Not all of them apparently.
Recently the Gold Coast City Council moved to introduce compulsory drug and alcohol testing for all its employees.
It would be totally reprehensible to have substance addled GCCC employees implementing responsible council decisions.
However the Gold Coast City Council’s innovative substance testing regime will only apply to employees who have to administer its various rules and regulations, but not its mayor and councillors who make them.
It’s a bit like the ADF really.
Documents obtained by NewsLtd under freedom of information, show 420 soldiers recorded positive illicit drugs test readings between 2012 and June 2016
The ADF’s official ‘Recreational Drugs and Illicit and Prohibited drugs’ brochure, no doubt approved by its dysfunctional PR organisation declares a “zero-tolerance policy” on the use of illicit drugs by ADF members.
“This means that any member found to be using illicit drugs will be required to ‘show cause’ why they should be permitted to remain in the ADF,” it says.

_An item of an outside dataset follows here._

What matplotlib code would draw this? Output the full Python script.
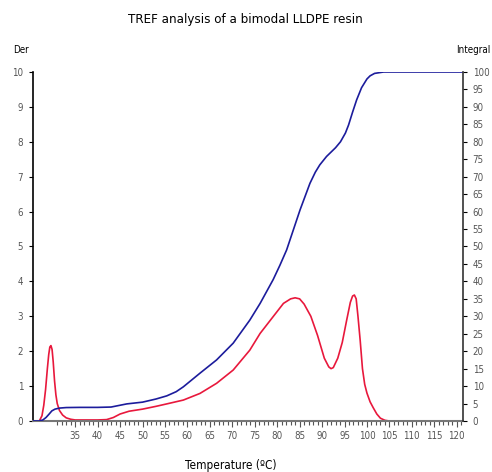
import numpy as np
import matplotlib.pyplot as plt
from matplotlib.ticker import FixedLocator

# derivative curve (left axis)
der_t = [25.6, 27.0, 27.6, 28.0, 28.4, 28.8, 29.1, 29.35, 29.6, 29.85, 30.1, 30.4,
         30.7, 31.0, 31.5, 32.2, 33.0, 34.0, 35.0, 40.0, 42.0, 43.5, 45.0, 47.0,
         50.0, 53.0, 55.4, 59.1, 62.8, 66.5, 70.2, 73.9, 76.2, 79.1, 81.4, 83.0,
         84.0, 85.0, 86.0, 87.5, 89.0, 90.5, 91.5, 92.0, 92.5, 93.5, 94.5, 95.5,
         96.3, 96.8, 97.2, 97.6, 98.0, 98.5, 99.0, 99.5, 100.0, 100.7, 101.4, 102.2,
         103.0, 104.0, 105.0, 121.4]
der_v = [0.0, 0.0, 0.15, 0.45, 0.9, 1.5, 1.9, 2.12, 2.16, 2.05, 1.7, 1.15,
         0.75, 0.5, 0.3, 0.17, 0.09, 0.05, 0.03, 0.03, 0.04, 0.1, 0.2, 0.28,
         0.34, 0.42, 0.49, 0.6, 0.79, 1.08, 1.46, 2.03, 2.51, 2.99, 3.37, 3.5,
         3.53, 3.5, 3.35, 3.0, 2.45, 1.8, 1.55, 1.5, 1.53, 1.8, 2.25, 2.9,
         3.4, 3.58, 3.61, 3.5, 3.0, 2.3, 1.5, 1.05, 0.8, 0.55, 0.38, 0.2,
         0.08, 0.02, 0.0, 0.0]

# integral curve (right axis)
int_t = [25.6, 27.0, 27.8, 28.5, 29.2, 29.8, 30.5, 31.5, 33.0, 36.0, 40.0, 43.0,
         46.5, 50.0, 53.0, 55.4, 57.5, 59.1, 62.8, 66.5, 70.2, 73.9, 76.2, 79.1,
         80.6, 82.1, 85.1, 87.3, 88.5, 89.5, 91.0, 93.0, 94.1, 95.2, 95.9, 96.8,
         97.7, 98.8, 100.0, 100.7, 101.7, 103.7, 121.4]
int_v = [0.0, 0.0, 0.3, 1.0, 2.0, 2.9, 3.4, 3.7, 3.85, 3.9, 3.9, 4.0,
         4.9, 5.4, 6.3, 7.2, 8.4, 9.8, 13.7, 17.5, 22.3, 28.9, 33.7, 40.5,
         44.6, 49.0, 60.5, 68.1, 71.3, 73.4, 75.8, 78.3, 80.0, 82.5, 84.8, 88.5,
         92.0, 95.5, 98.0, 98.9, 99.6, 100.0, 100.0]

der_ticks = list(range(0, 11))
int_ticks = list(range(0, 101, 5))
t_ticks = list(range(35, 121, 5))

red = '#e8183c'
blue = '#1c1c9c'
tick_col = '#555555'

fig = plt.figure(figsize=(4.92, 4.72), dpi=100)
ax = fig.add_axes([33 / 492, 1 - 421 / 472, 430 / 492, 349 / 472])
ax2 = ax.twinx()

ax.plot(der_t, der_v, color=red, lw=1.2, solid_joinstyle='round')
ax2.plot(int_t, int_v, color=blue, lw=1.2, solid_joinstyle='round')

ax.set_xlim(25.6, 121.4)
ax.set_ylim(0, 10)
ax2.set_ylim(0, 100)

ax.xaxis.set_major_locator(FixedLocator(t_ticks))
ax.xaxis.set_minor_locator(FixedLocator(list(range(31, 122))))
ax.set_yticks(der_ticks)
ax2.set_yticks(int_ticks)

ax.spines['top'].set_visible(False)
ax2.spines['top'].set_visible(False)
ax.spines['right'].set_visible(False)
ax2.spines['left'].set_visible(False)
ax2.spines['bottom'].set_visible(False)
ax.spines['bottom'].set_color('#777777')
ax.spines['bottom'].set_linewidth(1.5)
ax.spines['left'].set_color('black')
ax.spines['left'].set_linewidth(1.2)
ax2.spines['right'].set_color('#333333')
ax2.spines['right'].set_linewidth(1.2)

ax.tick_params(axis='x', which='major', length=4, width=0.8, color='#555555',
               labelsize=7, labelcolor=tick_col, pad=3)
ax.tick_params(axis='x', which='minor', length=3, width=0.8, color='#555555')
ax.tick_params(axis='y', length=3, width=0.8, labelsize=7, labelcolor=tick_col, pad=4)
ax2.tick_params(axis='y', length=3, width=0.8, labelsize=7, labelcolor=tick_col, pad=4)
for lab in ax.get_xticklabels() + ax.get_yticklabels() + ax2.get_yticklabels():
    lab.set_family('DejaVu Sans')
    lab.set_stretch('condensed')

fig.text(245 / 492, 1 - 20 / 472, 'TREF analysis of a bimodal LLDPE resin',
         ha='center', va='center', fontsize=9.5, family='DejaVu Sans', stretch='condensed')
fig.text(13 / 492, 1 - 50 / 472, 'Der', ha='left', va='center', fontsize=7,
         family='DejaVu Sans', stretch='condensed')
fig.text(490 / 492, 1 - 50 / 472, 'Integral', ha='right', va='center', fontsize=7,
         family='DejaVu Sans', stretch='condensed')
fig.text(231 / 492, 1 - 465 / 472, 'Temperature (ºC)', ha='center', va='center',
         fontsize=8.5, family='DejaVu Sans', stretch='condensed')

fig.savefig('out.png', dpi=100)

Pity the same strict prohibitions didn’t apply to those personnel who were required to take experimental anti-malarial drugs in an operational environment, trials authorised and supervised by a variety of bodies under the purview of the ADF surgeon-general.
Those now claiming to be affected by allegedly flawed mefloquine and tafenoquine trials, many who weren’t subjected to even basic testing to ensure they were suitable to undertake them can legitimately ask why those who administered them shouldn’t be asked to ‘show cause’.